Integrating Type with Image

  1. Select and analyze your background image.

    Select an image and then brainstorm a list of elements that you can then use as a foundation for your lettering overlay.

    Ask yourself: What are the elements that can inform your letter style? Sharp angles? Flowy lines? Heavy blocks of color? 

  2. Define your composition focus.

    You have to define the primary focus of the composition. The lettering? The image?

    This precedes an information breakdown and hierarchy, and it will inform all of your subsequent work with layout elements.

    Once you determine your composition focus, everything will fall into place.

  3. Determine your space.

    When working with an image, you’re given a fixed area in which to work. Just like a painter can't really go off the canvas, you'll want to figure out how much you can (or perhaps can't) go beyond the image.

    Remember: You don't want to conceal any important elements of the image, you want to enhance them.

    Once you decide on where you want to start working with type/lettering, you can go back and follow the steps we discussed already regarding shapes, weights, and hierarchy.

  4. Create and share 3 lettering sketches the use a background image.

    Choose an image you would like to use as a base image for lettering and copy.
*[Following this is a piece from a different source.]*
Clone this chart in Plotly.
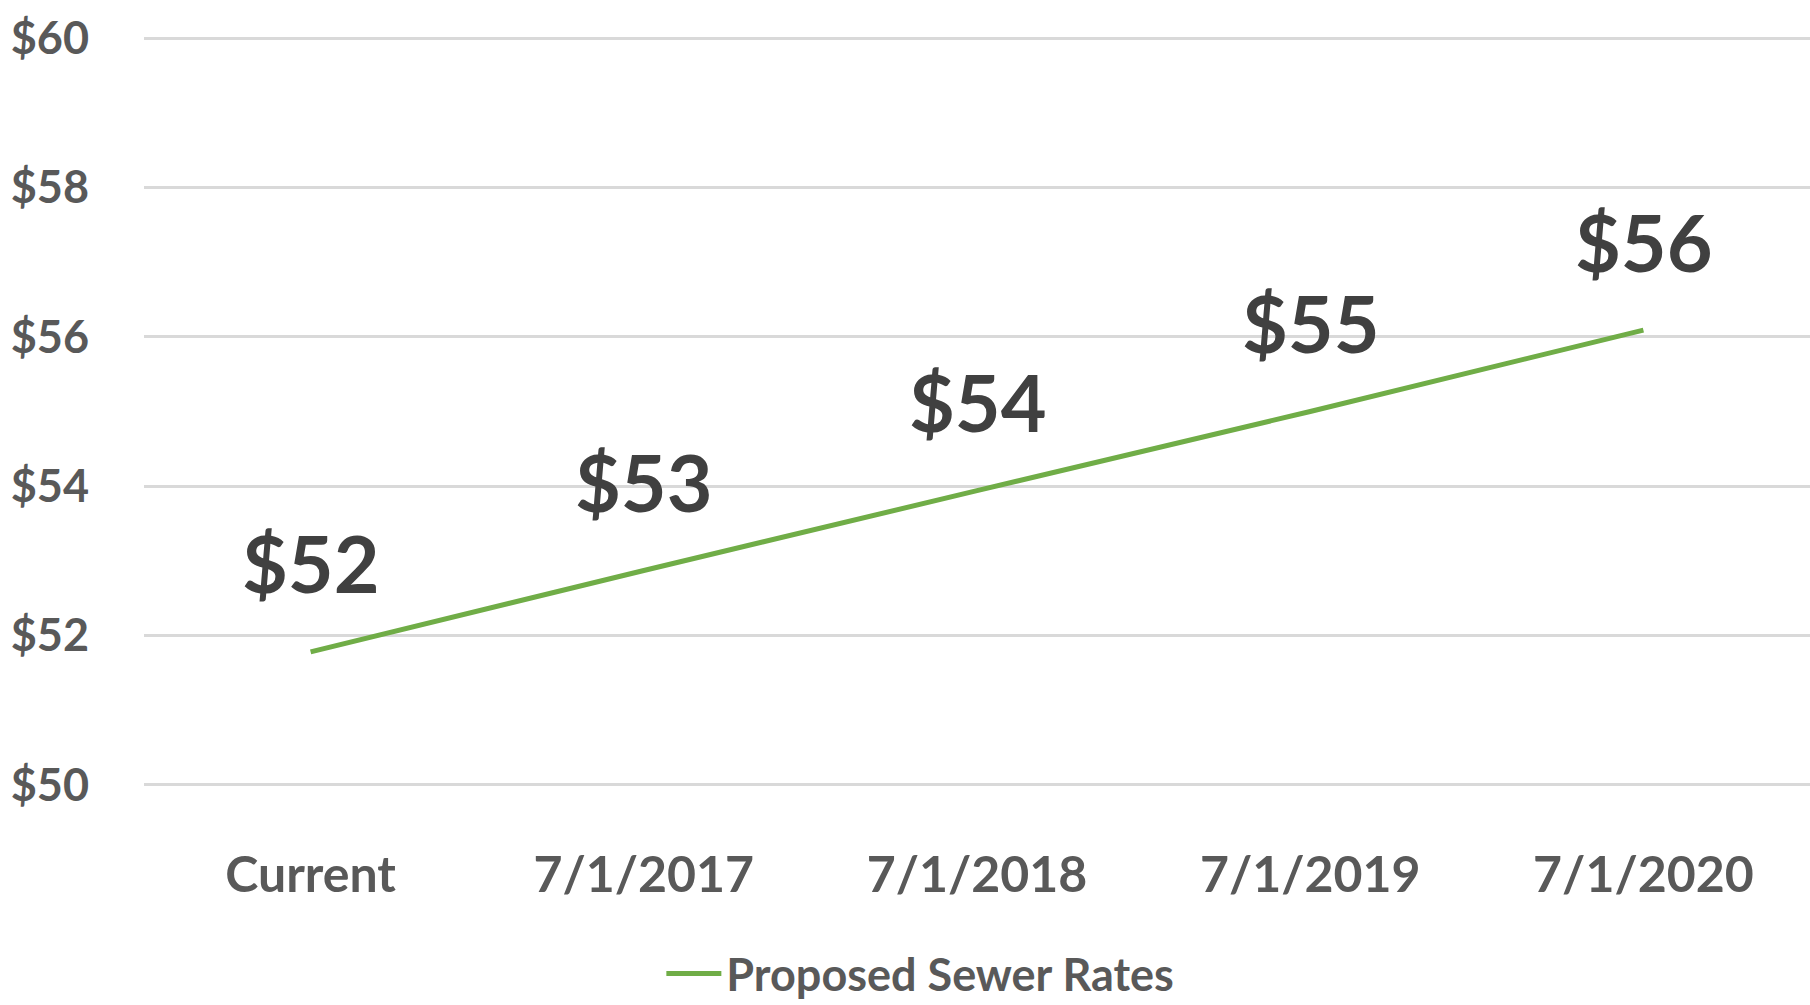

For copy, you might choose to use the previous copy or something new.

    Write out the elements of the image that could inform your letter or type selection.

    Then, using your background research and knowledge from earlier in the course, create and/or find existing typefaces and letterforms that characterise these elements. 

    Final class project--bring everything together! Using tracing paper, a version of your image printed at 30% transparancy, or Illustrator, create 3 lettering sketches that utilize all of the points we have gone over in the class.

    Make sure to share them with the rest of the class in your student project section!